WHAT TO WORK ON: Leave out any picture and return the remaining listing below exactly as given.
++++ INFORMATION PROVIDED ++++
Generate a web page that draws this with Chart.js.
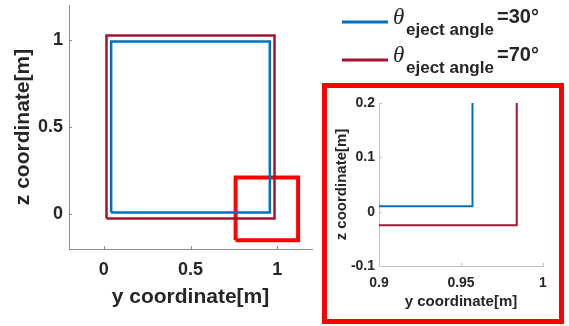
<!DOCTYPE html>
<html>
<head>
<meta charset="utf-8">
<script src="https://cdn.jsdelivr.net/npm/chart.js@4/dist/chart.umd.min.js"></script>
<style>
  body { margin: 0; background: #fff; }
  #wrap { position: relative; width: 569px; height: 326px; overflow: hidden; }
  #main { position: absolute; left: 0; top: 0; }
  #zoomFrame { position: absolute; left: 322px; top: 83px; width: 232px; height: 231px; border: 5px solid #ff0000; }
  #inset { position: absolute; left: 0; top: 0; }
</style>
</head>
<body>
<div id="wrap">
  <canvas id="main" width="569" height="326"></canvas>
  <div id="zoomFrame"><canvas id="inset" width="232" height="231"></canvas></div>
</div>
<script>
// eject angles of the two runs
const ejectAngles = [30, 70];

// outline of the blue run (y, z in metres)
const blueY = [0.043, 0.957, 0.957, 0.043, 0.043];
const blueZ = [0.01, 0.01, 0.99, 0.99, 0.01];

// outline of the red run
const redY = [0.016, 0.984, 0.984, 0.016, 0.016];
const redZ = [-0.025, -0.025, 1.025, 1.025, -0.025];

// zoomed corner marker
const boxY = [0.76, 1.12, 1.12, 0.76, 0.76];
const boxZ = [-0.15, -0.15, 0.21, 0.21, -0.15];

// tick labels
const mainTicks = [0, 0.5, 1];
const insetYTicks = [0.9, 0.95, 1];
const insetZTicks = [-0.1, 0, 0.1, 0.2];

const textColor = '#262626';
const sans = '"Liberation Sans", Arial, sans-serif';
const blue = '#0072bd';
const red = '#a2142f';

function pts(xs, ys) {
  return xs.map((x, i) => ({ x: x, y: ys[i] }));
}

function runSets(width) {
  return [
    { data: pts(blueY, blueZ), borderColor: blue, borderWidth: width },
    { data: pts(redY, redZ), borderColor: red, borderWidth: width }
  ].map(d => Object.assign(d, { showLine: true, pointRadius: 0, borderJoinStyle: 'miter', tension: 0 }));
}

function fixTicks(list) {
  return scale => { scale.ticks = list.map(v => ({ value: v })); };
}

// fixed axis size, no extra room for edge labels
function fitTo(prop, size) {
  return scale => {
    scale[prop] = size;
    scale.paddingTop = scale.paddingBottom = scale.paddingLeft = scale.paddingRight = 0;
  };
}

// short inward tick marks like the original plot
const innerTicks = {
  id: 'innerTicks',
  afterDraw(chart, args, opts) {
    const { ctx, scales: { x, y }, chartArea: a } = chart;
    ctx.save();
    ctx.strokeStyle = opts.color;
    ctx.lineWidth = 1;
    ctx.beginPath();
    x.ticks.forEach(t => {
      const px = Math.round(x.getPixelForValue(t.value)) + 0.5;
      ctx.moveTo(px, a.bottom); ctx.lineTo(px, a.bottom - 3);
    });
    y.ticks.forEach(t => {
      const py = Math.round(y.getPixelForValue(t.value)) + 0.5;
      ctx.moveTo(a.left, py); ctx.lineTo(a.left + 3, py);
    });
    ctx.stroke();
    ctx.restore();
  }
};

// legend with subscript text
const thetaLegend = {
  id: 'thetaLegend',
  afterDraw(chart) {
    const ctx = chart.ctx;
    ejectAngles.forEach((a, i) => {
      const ds = chart.data.datasets[i];
      const y = 22 + i * 38;
      ctx.save();
      ctx.strokeStyle = ds.borderColor;
      ctx.lineWidth = 3;
      ctx.beginPath(); ctx.moveTo(342, y); ctx.lineTo(388, y); ctx.stroke();
      ctx.fillStyle = textColor;
      ctx.textBaseline = 'alphabetic';
      ctx.font = 'italic 23px "Liberation Serif", serif';
      ctx.fillText('\u03b8', 393, y + 2);
      ctx.font = 'bold 17px ' + sans;
      ctx.fillText('eject angle', 406, y + 13);
      ctx.font = 'bold 20px ' + sans;
      ctx.fillText('=' + a + '\u00b0', 497, y + 1);
      ctx.restore();
    });
  }
};

function axis(opts) {
  return {
    type: 'linear',
    min: opts.min, max: opts.max,
    afterBuildTicks: fixTicks(opts.ticks),
    afterFit: opts.fit,
    grid: { display: false, drawTicks: false },
    border: { color: opts.axisColor, width: 1 },
    ticks: { padding: opts.pad, color: textColor, font: { family: sans, size: opts.tickSize, weight: 'bold' },
             callback: v => String(v) },
    title: { display: true, text: opts.title, color: textColor, padding: opts.titlePad,
             font: { family: sans, size: opts.titleSize, weight: 'bold' } }
  };
}

const mainSets = runSets(2.5);
mainSets.push({ data: pts(boxY, boxZ), borderColor: '#ff0000', borderWidth: 4, showLine: true,
                pointRadius: 0, borderJoinStyle: 'miter', tension: 0 });

new Chart(document.getElementById('main'), {
  type: 'scatter',
  data: { datasets: mainSets },
  options: {
    responsive: false, animation: false, devicePixelRatio: 1,
    layout: { padding: { left: 0, right: 257, top: 5, bottom: 0 } },
    plugins: { legend: { display: false }, tooltip: { enabled: false }, innerTicks: { color: '#8c8c8c' } },
    scales: {
      x: axis({ min: -0.2, max: 1.2, ticks: mainTicks, fit: fitTo('height', 77), axisColor: '#8c8c8c',
                pad: 10, tickSize: 18, title: 'y coordinate[m]', titleSize: 21, titlePad: { top: 0, bottom: 16 } }),
      y: axis({ min: -0.2, max: 1.2, ticks: mainTicks, fit: fitTo('width', 69), axisColor: '#8c8c8c',
                pad: 6, tickSize: 18, title: 'z coordinate[m]', titleSize: 21, titlePad: { top: 11, bottom: 0 } })
    }
  },
  plugins: [innerTicks, thetaLegend]
});

new Chart(document.getElementById('inset'), {
  type: 'scatter',
  data: { datasets: runSets(2) },
  options: {
    responsive: false, animation: false, devicePixelRatio: 1,
    layout: { padding: { left: 0, right: 16, top: 15, bottom: 0 } },
    plugins: { legend: { display: false }, tooltip: { enabled: false }, innerTicks: { color: '#c0c0c0' } },
    scales: {
      x: axis({ min: 0.9, max: 1, ticks: insetYTicks, fit: fitTo('height', 53), axisColor: '#c0c0c0',
                pad: 9, tickSize: 14, title: 'y coordinate[m]', titleSize: 15, titlePad: { top: 0, bottom: 8 } }),
      y: axis({ min: -0.1, max: 0.2, ticks: insetZTicks, fit: fitTo('width', 52), axisColor: '#c0c0c0',
                pad: 4, tickSize: 14, title: 'z coordinate[m]', titleSize: 15, titlePad: { top: 6, bottom: 0 } })
    }
  },
  plugins: [innerTicks]
});
</script>
</body>
</html>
++++
TASK OUTPUT:
Generate a web page that draws this with Chart.js.
<!DOCTYPE html>
<html>
<head>
<meta charset="utf-8">
<script src="https://cdn.jsdelivr.net/npm/chart.js@4/dist/chart.umd.min.js"></script>
<style>
  body { margin: 0; background: #fff; }
  #wrap { position: relative; width: 569px; height: 326px; overflow: hidden; }
  #main { position: absolute; left: 0; top: 0; }
  #zoomFrame { position: absolute; left: 322px; top: 83px; width: 232px; height: 231px; border: 5px solid #ff0000; }
  #inset { position: absolute; left: 0; top: 0; }
</style>
</head>
<body>
<div id="wrap">
  <canvas id="main" width="569" height="326"></canvas>
  <div id="zoomFrame"><canvas id="inset" width="232" height="231"></canvas></div>
</div>
<script>
// eject angles of the two runs
const ejectAngles = [30, 70];

// outline of the blue run (y, z in metres)
const blueY = [0.043, 0.957, 0.957, 0.043, 0.043];
const blueZ = [0.01, 0.01, 0.99, 0.99, 0.01];

// outline of the red run
const redY = [0.016, 0.984, 0.984, 0.016, 0.016];
const redZ = [-0.025, -0.025, 1.025, 1.025, -0.025];

// zoomed corner marker
const boxY = [0.76, 1.12, 1.12, 0.76, 0.76];
const boxZ = [-0.15, -0.15, 0.21, 0.21, -0.15];

// tick labels
const mainTicks = [0, 0.5, 1];
const insetYTicks = [0.9, 0.95, 1];
const insetZTicks = [-0.1, 0, 0.1, 0.2];

const textColor = '#262626';
const sans = '"Liberation Sans", Arial, sans-serif';
const blue = '#0072bd';
const red = '#a2142f';

function pts(xs, ys) {
  return xs.map((x, i) => ({ x: x, y: ys[i] }));
}

function runSets(width) {
  return [
    { data: pts(blueY, blueZ), borderColor: blue, borderWidth: width },
    { data: pts(redY, redZ), borderColor: red, borderWidth: width }
  ].map(d => Object.assign(d, { showLine: true, pointRadius: 0, borderJoinStyle: 'miter', tension: 0 }));
}

function fixTicks(list) {
  return scale => { scale.ticks = list.map(v => ({ value: v })); };
}

// fixed axis size, no extra room for edge labels
function fitTo(prop, size) {
  return scale => {
    scale[prop] = size;
    scale.paddingTop = scale.paddingBottom = scale.paddingLeft = scale.paddingRight = 0;
  };
}

// short inward tick marks like the original plot
const innerTicks = {
  id: 'innerTicks',
  afterDraw(chart, args, opts) {
    const { ctx, scales: { x, y }, chartArea: a } = chart;
    ctx.save();
    ctx.strokeStyle = opts.color;
    ctx.lineWidth = 1;
    ctx.beginPath();
    x.ticks.forEach(t => {
      const px = Math.round(x.getPixelForValue(t.value)) + 0.5;
      ctx.moveTo(px, a.bottom); ctx.lineTo(px, a.bottom - 3);
    });
    y.ticks.forEach(t => {
      const py = Math.round(y.getPixelForValue(t.value)) + 0.5;
      ctx.moveTo(a.left, py); ctx.lineTo(a.left + 3, py);
    });
    ctx.stroke();
    ctx.restore();
  }
};

// legend with subscript text
const thetaLegend = {
  id: 'thetaLegend',
  afterDraw(chart) {
    const ctx = chart.ctx;
    ejectAngles.forEach((a, i) => {
      const ds = chart.data.datasets[i];
      const y = 22 + i * 38;
      ctx.save();
      ctx.strokeStyle = ds.borderColor;
      ctx.lineWidth = 3;
      ctx.beginPath(); ctx.moveTo(342, y); ctx.lineTo(388, y); ctx.stroke();
      ctx.fillStyle = textColor;
      ctx.textBaseline = 'alphabetic';
      ctx.font = 'italic 23px "Liberation Serif", serif';
      ctx.fillText('\u03b8', 393, y + 2);
      ctx.font = 'bold 17px ' + sans;
      ctx.fillText('eject angle', 406, y + 13);
      ctx.font = 'bold 20px ' + sans;
      ctx.fillText('=' + a + '\u00b0', 497, y + 1);
      ctx.restore();
    });
  }
};

function axis(opts) {
  return {
    type: 'linear',
    min: opts.min, max: opts.max,
    afterBuildTicks: fixTicks(opts.ticks),
    afterFit: opts.fit,
    grid: { display: false, drawTicks: false },
    border: { color: opts.axisColor, width: 1 },
    ticks: { padding: opts.pad, color: textColor, font: { family: sans, size: opts.tickSize, weight: 'bold' },
             callback: v => String(v) },
    title: { display: true, text: opts.title, color: textColor, padding: opts.titlePad,
             font: { family: sans, size: opts.titleSize, weight: 'bold' } }
  };
}

const mainSets = runSets(2.5);
mainSets.push({ data: pts(boxY, boxZ), borderColor: '#ff0000', borderWidth: 4, showLine: true,
                pointRadius: 0, borderJoinStyle: 'miter', tension: 0 });

new Chart(document.getElementById('main'), {
  type: 'scatter',
  data: { datasets: mainSets },
  options: {
    responsive: false, animation: false, devicePixelRatio: 1,
    layout: { padding: { left: 0, right: 257, top: 5, bottom: 0 } },
    plugins: { legend: { display: false }, tooltip: { enabled: false }, innerTicks: { color: '#8c8c8c' } },
    scales: {
      x: axis({ min: -0.2, max: 1.2, ticks: mainTicks, fit: fitTo('height', 77), axisColor: '#8c8c8c',
                pad: 10, tickSize: 18, title: 'y coordinate[m]', titleSize: 21, titlePad: { top: 0, bottom: 16 } }),
      y: axis({ min: -0.2, max: 1.2, ticks: mainTicks, fit: fitTo('width', 69), axisColor: '#8c8c8c',
                pad: 6, tickSize: 18, title: 'z coordinate[m]', titleSize: 21, titlePad: { top: 11, bottom: 0 } })
    }
  },
  plugins: [innerTicks, thetaLegend]
});

new Chart(document.getElementById('inset'), {
  type: 'scatter',
  data: { datasets: runSets(2) },
  options: {
    responsive: false, animation: false, devicePixelRatio: 1,
    layout: { padding: { left: 0, right: 16, top: 15, bottom: 0 } },
    plugins: { legend: { display: false }, tooltip: { enabled: false }, innerTicks: { color: '#c0c0c0' } },
    scales: {
      x: axis({ min: 0.9, max: 1, ticks: insetYTicks, fit: fitTo('height', 53), axisColor: '#c0c0c0',
                pad: 9, tickSize: 14, title: 'y coordinate[m]', titleSize: 15, titlePad: { top: 0, bottom: 8 } }),
      y: axis({ min: -0.1, max: 0.2, ticks: insetZTicks, fit: fitTo('width', 52), axisColor: '#c0c0c0',
                pad: 4, tickSize: 14, title: 'z coordinate[m]', titleSize: 15, titlePad: { top: 6, bottom: 0 } })
    }
  },
  plugins: [innerTicks]
});
</script>
</body>
</html>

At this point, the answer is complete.